### Task details
Retype, please, the listing from its opening line through the line that contains "seg_end = [-2.925, 3.025]", both included, without the pictures.

### Collected material
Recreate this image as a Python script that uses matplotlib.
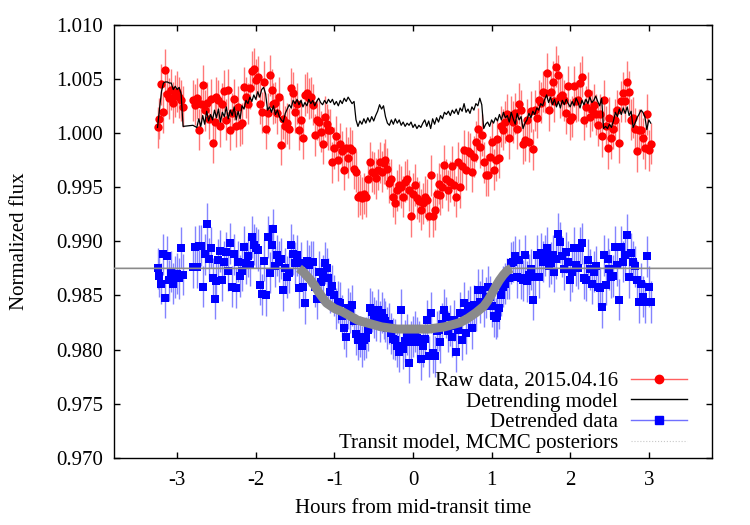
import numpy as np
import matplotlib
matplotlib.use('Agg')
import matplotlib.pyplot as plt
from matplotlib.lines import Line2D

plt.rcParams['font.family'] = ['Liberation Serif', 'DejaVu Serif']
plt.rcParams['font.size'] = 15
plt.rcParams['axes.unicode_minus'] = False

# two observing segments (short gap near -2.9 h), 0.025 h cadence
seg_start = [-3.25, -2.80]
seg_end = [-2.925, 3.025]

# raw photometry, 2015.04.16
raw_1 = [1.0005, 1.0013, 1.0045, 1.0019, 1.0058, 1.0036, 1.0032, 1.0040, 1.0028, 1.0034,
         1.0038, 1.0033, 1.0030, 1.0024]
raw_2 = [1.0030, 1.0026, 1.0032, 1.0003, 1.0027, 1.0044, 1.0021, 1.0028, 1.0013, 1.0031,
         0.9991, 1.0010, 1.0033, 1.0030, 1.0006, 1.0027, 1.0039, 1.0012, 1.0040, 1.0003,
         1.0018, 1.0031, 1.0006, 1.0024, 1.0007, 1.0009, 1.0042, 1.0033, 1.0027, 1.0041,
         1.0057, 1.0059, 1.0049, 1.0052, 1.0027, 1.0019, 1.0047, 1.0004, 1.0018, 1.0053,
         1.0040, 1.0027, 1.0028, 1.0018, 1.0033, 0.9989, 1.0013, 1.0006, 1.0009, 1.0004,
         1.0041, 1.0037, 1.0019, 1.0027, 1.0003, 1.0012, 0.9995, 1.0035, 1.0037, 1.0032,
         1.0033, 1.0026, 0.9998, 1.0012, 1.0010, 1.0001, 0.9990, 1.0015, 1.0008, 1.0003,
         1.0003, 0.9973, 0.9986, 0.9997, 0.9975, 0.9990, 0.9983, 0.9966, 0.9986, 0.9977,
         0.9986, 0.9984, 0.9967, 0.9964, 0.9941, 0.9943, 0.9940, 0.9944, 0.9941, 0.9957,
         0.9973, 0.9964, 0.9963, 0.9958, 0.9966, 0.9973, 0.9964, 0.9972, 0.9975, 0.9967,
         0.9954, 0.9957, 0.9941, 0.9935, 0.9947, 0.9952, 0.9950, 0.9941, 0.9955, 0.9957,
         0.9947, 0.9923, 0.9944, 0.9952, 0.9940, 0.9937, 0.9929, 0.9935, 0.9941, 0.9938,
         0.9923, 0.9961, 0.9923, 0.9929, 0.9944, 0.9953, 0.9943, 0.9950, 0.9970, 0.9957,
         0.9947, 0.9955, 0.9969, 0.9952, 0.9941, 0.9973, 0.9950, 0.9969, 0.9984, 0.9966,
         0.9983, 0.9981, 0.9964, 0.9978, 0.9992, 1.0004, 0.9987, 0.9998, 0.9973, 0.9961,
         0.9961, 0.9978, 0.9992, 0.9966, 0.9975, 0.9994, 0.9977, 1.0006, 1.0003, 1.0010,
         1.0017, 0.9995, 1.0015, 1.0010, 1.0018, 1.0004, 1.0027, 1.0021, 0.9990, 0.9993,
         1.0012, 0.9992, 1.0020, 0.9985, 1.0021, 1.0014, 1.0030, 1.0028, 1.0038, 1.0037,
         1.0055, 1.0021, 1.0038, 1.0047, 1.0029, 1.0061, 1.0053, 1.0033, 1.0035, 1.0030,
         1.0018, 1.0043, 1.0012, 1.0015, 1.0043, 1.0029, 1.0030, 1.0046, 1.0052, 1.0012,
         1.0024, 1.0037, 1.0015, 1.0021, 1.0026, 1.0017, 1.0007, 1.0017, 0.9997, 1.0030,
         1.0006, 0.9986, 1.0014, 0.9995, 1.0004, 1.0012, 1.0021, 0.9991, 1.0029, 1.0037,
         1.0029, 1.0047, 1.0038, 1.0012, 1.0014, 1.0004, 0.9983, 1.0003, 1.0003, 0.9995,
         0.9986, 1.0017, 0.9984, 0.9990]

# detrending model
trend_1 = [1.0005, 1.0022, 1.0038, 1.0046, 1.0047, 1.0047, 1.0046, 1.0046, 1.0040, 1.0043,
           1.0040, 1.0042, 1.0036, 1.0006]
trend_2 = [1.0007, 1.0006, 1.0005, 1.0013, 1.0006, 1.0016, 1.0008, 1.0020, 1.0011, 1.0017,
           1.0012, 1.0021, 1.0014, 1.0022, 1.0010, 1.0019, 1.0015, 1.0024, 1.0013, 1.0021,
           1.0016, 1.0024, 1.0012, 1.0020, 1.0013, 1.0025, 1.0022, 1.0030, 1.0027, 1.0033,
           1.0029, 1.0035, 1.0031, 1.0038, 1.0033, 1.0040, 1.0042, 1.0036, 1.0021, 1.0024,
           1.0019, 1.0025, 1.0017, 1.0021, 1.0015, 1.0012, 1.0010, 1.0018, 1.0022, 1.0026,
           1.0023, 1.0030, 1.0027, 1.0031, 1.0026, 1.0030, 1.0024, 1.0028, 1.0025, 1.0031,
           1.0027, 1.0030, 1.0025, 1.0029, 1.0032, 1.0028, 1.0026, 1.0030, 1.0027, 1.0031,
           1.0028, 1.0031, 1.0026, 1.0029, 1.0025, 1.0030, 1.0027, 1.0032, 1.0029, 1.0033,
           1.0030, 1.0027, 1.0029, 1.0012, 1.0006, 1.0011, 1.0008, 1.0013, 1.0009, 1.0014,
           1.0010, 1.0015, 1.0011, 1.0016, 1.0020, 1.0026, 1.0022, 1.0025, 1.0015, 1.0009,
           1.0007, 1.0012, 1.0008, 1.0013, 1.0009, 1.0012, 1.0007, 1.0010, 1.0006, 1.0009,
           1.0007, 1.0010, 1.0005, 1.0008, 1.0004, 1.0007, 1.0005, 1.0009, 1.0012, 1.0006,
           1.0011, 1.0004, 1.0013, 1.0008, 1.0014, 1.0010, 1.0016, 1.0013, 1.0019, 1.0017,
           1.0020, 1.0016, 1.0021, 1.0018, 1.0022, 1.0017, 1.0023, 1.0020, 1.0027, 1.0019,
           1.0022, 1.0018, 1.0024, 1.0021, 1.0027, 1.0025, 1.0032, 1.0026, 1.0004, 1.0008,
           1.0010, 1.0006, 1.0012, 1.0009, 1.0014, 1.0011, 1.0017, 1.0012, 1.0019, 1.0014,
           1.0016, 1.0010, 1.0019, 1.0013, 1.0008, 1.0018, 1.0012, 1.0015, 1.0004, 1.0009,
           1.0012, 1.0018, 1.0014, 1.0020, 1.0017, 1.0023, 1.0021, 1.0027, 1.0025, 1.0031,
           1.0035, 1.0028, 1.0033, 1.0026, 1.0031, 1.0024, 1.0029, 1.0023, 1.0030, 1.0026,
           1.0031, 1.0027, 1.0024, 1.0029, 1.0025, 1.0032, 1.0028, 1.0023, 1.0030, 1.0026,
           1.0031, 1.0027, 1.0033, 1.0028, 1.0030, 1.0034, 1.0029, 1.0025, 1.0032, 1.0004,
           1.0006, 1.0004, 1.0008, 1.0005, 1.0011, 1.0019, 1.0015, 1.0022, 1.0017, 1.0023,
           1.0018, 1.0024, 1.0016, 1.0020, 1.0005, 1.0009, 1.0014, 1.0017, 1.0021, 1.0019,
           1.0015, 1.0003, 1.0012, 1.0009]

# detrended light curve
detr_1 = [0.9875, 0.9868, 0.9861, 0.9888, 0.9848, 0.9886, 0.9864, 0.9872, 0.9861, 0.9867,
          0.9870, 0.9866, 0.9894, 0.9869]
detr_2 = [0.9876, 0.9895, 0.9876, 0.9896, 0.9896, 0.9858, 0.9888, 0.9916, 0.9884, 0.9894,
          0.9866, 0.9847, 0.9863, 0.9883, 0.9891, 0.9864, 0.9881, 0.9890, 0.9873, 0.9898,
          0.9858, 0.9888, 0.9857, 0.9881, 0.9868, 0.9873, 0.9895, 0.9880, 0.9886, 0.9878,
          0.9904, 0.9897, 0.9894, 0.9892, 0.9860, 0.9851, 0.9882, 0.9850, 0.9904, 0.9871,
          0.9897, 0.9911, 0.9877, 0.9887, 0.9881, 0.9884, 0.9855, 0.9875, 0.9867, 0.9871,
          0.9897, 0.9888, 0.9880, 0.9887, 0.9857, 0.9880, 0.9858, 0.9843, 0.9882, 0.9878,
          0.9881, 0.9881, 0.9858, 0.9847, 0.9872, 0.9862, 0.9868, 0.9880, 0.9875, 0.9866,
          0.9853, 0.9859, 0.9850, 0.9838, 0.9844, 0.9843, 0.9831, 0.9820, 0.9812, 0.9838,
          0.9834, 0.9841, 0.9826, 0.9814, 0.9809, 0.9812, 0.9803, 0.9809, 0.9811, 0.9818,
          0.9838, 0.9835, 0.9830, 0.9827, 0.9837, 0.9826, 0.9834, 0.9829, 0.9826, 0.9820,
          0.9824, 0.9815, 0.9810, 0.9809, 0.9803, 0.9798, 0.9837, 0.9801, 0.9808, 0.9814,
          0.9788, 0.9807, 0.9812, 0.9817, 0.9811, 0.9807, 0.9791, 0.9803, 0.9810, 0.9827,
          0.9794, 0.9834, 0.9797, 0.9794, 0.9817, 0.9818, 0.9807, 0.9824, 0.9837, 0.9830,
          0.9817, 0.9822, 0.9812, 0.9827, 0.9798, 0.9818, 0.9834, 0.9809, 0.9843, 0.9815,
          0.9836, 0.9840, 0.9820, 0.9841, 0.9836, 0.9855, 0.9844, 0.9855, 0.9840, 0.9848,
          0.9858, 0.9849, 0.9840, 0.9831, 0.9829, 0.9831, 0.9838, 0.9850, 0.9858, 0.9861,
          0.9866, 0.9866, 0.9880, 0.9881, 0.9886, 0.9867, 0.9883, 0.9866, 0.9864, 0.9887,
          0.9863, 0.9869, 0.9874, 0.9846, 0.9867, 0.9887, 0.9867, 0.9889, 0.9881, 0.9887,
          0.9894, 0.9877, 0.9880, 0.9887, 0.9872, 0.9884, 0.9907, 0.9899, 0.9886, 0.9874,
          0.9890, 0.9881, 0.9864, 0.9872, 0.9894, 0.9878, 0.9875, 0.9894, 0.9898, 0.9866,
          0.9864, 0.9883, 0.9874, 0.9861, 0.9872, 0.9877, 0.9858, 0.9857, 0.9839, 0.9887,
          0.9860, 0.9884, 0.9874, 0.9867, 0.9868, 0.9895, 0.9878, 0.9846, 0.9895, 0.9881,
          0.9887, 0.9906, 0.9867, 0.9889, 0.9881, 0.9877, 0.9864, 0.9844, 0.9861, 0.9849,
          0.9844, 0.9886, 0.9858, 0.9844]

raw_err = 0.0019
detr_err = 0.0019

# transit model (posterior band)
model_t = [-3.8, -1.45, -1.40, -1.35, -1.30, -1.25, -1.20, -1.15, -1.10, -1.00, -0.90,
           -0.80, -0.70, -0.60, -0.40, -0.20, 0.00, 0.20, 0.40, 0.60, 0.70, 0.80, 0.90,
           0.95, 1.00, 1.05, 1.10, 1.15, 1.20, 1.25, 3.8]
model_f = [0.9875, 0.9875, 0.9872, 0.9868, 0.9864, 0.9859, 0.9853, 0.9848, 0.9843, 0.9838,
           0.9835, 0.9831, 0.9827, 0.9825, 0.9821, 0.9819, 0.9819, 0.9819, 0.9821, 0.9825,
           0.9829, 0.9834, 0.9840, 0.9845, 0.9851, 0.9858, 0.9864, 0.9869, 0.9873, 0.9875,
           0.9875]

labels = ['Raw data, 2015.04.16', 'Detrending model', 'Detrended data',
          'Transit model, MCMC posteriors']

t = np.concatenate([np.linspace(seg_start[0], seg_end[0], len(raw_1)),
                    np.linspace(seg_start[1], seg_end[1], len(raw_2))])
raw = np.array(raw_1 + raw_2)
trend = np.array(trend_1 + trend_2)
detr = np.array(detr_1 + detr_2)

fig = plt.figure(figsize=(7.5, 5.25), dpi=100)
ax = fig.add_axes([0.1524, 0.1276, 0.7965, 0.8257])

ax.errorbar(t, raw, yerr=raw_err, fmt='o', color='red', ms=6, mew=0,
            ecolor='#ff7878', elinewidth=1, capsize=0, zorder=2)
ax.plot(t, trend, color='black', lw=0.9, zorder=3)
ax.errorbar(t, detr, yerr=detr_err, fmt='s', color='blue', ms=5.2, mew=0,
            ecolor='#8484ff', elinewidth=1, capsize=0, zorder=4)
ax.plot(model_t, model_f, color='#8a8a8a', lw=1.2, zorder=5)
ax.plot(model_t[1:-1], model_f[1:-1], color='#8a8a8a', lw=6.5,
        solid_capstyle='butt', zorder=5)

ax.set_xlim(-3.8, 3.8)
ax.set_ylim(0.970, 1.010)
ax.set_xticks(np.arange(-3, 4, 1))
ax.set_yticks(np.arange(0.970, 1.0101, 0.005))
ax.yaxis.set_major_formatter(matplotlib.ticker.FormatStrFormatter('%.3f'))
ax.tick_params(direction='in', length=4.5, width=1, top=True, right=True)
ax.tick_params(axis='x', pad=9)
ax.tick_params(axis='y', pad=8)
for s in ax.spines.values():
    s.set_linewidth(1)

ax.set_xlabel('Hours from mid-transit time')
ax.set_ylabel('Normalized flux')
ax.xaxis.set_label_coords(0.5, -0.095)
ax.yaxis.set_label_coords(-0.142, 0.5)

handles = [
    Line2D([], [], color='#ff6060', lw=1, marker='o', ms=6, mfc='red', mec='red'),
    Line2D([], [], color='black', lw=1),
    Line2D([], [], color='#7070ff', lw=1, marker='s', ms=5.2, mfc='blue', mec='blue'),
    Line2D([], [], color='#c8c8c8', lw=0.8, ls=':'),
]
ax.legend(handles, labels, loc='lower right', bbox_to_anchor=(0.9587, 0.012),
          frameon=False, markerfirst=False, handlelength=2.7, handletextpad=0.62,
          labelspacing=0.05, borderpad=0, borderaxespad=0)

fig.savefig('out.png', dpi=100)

### Full answer
Recreate this image as a Python script that uses matplotlib.
import numpy as np
import matplotlib
matplotlib.use('Agg')
import matplotlib.pyplot as plt
from matplotlib.lines import Line2D

plt.rcParams['font.family'] = ['Liberation Serif', 'DejaVu Serif']
plt.rcParams['font.size'] = 15
plt.rcParams['axes.unicode_minus'] = False

# two observing segments (short gap near -2.9 h), 0.025 h cadence
seg_start = [-3.25, -2.80]
seg_end = [-2.925, 3.025]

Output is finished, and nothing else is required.